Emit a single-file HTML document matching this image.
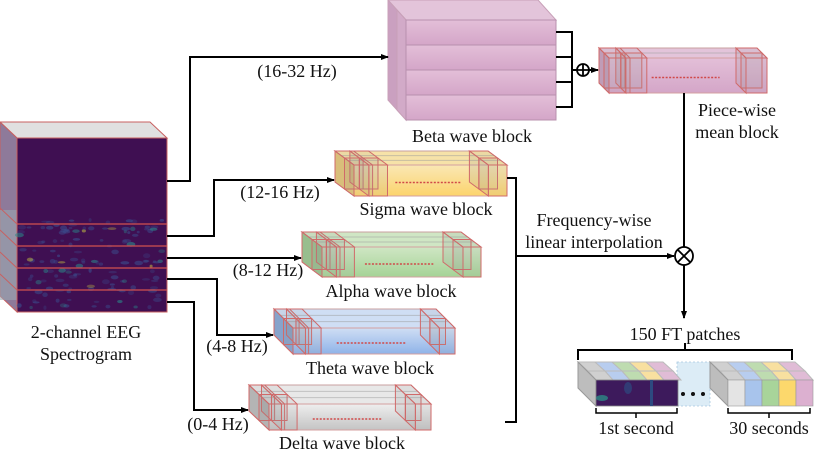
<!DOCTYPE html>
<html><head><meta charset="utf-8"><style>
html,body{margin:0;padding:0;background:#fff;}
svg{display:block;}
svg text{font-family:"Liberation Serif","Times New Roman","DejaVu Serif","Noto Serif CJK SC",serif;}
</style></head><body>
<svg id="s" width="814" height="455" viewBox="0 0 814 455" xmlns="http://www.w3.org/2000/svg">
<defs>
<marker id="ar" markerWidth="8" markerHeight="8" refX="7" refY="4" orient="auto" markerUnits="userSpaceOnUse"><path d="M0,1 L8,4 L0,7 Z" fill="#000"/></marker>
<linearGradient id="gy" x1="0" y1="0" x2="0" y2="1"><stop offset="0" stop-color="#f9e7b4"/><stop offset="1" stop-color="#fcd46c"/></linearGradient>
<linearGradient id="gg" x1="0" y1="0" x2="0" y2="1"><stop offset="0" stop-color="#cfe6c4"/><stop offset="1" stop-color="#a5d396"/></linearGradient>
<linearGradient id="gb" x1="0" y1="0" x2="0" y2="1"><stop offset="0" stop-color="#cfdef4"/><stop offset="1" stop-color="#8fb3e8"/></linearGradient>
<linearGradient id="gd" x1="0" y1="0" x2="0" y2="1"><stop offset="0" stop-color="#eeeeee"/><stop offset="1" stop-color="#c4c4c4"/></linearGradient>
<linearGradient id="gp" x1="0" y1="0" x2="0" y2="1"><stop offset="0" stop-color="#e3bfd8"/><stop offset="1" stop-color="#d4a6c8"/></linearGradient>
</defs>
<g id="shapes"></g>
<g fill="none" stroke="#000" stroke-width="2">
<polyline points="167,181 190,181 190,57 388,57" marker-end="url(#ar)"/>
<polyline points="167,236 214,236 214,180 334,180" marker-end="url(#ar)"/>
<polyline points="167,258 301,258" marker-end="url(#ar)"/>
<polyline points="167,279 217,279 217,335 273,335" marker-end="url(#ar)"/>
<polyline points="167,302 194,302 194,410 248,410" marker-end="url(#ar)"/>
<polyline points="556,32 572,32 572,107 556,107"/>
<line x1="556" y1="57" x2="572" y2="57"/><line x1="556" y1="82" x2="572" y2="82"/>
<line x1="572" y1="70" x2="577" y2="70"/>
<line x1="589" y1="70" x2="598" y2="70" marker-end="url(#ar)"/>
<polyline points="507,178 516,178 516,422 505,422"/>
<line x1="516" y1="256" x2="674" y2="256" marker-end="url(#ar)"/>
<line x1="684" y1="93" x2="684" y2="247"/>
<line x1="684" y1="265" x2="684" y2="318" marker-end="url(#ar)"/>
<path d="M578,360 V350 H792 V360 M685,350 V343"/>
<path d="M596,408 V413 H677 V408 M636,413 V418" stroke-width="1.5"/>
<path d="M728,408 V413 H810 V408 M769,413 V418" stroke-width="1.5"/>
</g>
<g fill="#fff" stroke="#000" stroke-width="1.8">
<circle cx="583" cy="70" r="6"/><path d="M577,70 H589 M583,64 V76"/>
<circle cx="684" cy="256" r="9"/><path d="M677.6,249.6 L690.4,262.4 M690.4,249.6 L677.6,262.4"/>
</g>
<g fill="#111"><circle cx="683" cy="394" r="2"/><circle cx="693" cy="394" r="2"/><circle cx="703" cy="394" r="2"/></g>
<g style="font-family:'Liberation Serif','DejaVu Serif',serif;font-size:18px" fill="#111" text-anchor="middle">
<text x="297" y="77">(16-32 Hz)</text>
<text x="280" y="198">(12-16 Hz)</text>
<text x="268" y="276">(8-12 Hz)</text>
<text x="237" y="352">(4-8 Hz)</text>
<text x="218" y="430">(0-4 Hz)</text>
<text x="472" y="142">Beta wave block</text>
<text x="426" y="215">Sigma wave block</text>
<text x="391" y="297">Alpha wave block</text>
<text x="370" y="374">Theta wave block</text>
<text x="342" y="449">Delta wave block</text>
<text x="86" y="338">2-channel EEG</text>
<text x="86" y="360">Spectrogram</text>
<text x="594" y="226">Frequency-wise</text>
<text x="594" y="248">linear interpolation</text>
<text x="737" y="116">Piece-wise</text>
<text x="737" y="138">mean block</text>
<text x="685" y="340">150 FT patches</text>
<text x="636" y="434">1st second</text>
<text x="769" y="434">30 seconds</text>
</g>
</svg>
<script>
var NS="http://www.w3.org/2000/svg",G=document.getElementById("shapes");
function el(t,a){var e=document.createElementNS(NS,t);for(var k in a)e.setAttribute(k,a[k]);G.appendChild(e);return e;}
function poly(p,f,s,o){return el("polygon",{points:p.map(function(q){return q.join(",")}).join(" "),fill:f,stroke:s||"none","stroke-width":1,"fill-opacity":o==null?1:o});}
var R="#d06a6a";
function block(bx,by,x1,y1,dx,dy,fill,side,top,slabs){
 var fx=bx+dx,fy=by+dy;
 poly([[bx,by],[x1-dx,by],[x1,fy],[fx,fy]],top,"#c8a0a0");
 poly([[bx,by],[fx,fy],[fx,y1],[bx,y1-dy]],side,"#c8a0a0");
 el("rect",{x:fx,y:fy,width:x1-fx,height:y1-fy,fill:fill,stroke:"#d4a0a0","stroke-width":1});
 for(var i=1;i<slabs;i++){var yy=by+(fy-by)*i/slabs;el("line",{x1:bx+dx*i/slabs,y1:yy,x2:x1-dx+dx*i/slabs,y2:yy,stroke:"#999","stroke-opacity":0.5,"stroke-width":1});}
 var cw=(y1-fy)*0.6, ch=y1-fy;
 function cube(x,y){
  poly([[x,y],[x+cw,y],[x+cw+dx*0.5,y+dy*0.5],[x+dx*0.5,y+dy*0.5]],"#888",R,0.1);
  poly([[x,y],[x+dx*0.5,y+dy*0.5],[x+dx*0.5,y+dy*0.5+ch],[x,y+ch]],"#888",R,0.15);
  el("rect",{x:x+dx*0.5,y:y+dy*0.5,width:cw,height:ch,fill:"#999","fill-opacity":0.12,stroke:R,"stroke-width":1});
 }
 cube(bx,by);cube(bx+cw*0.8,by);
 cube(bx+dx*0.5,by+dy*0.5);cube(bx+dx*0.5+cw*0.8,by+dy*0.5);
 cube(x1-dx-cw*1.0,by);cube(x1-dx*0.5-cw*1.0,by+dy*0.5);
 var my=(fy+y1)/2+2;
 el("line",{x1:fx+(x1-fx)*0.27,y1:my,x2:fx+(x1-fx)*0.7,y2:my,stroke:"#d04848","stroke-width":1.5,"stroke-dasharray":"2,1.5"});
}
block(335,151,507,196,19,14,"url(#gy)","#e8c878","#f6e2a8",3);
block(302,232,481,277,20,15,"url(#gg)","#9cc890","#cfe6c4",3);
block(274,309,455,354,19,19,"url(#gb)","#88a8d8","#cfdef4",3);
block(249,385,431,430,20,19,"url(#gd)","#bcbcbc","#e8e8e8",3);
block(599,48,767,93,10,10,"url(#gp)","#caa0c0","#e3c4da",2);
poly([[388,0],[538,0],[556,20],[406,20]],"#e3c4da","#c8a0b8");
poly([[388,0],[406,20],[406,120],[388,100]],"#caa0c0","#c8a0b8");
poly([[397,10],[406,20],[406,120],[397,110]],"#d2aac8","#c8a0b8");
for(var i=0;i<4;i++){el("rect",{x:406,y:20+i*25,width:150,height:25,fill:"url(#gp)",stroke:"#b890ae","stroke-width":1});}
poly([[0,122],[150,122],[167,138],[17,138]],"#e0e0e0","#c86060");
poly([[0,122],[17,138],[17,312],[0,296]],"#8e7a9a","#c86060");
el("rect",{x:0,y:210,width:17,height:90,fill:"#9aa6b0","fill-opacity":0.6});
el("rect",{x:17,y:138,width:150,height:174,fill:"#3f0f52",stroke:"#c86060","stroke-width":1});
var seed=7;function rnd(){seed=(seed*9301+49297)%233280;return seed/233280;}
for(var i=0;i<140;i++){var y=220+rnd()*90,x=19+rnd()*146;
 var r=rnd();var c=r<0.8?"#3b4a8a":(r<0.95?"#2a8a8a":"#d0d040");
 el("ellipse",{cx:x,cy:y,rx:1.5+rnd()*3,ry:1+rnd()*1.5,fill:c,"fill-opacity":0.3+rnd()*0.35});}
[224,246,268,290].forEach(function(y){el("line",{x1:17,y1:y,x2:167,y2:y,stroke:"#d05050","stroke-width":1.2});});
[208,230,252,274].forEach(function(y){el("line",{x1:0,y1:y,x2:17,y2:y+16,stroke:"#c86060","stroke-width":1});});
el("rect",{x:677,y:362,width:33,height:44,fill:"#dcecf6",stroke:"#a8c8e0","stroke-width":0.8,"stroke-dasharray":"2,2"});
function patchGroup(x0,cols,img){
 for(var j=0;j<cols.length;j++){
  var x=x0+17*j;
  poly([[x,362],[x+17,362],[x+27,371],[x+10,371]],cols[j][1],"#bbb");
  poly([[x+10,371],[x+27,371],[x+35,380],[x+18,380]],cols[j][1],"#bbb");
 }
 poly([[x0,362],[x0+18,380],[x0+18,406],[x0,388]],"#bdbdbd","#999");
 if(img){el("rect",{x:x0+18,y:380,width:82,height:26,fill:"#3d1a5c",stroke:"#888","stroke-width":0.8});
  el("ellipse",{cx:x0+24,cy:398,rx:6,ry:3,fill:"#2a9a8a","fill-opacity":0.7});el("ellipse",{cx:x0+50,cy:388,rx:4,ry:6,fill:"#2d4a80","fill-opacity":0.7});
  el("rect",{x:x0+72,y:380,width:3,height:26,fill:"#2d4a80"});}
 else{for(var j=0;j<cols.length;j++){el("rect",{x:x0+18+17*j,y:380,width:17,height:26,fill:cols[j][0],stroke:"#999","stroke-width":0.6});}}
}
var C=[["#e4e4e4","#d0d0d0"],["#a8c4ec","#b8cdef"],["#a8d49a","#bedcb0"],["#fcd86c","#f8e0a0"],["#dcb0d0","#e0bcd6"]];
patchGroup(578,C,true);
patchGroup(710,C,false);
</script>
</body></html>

Problem statement:
Report every line containing the word "document" from the listing above.

Result:
Emit a single-file HTML document matching this image.
var NS="http://www.w3.org/2000/svg",G=document.getElementById("shapes");
function el(t,a){var e=document.createElementNS(NS,t);for(var k in a)e.setAttribute(k,a[k]);G.appendChild(e);return e;}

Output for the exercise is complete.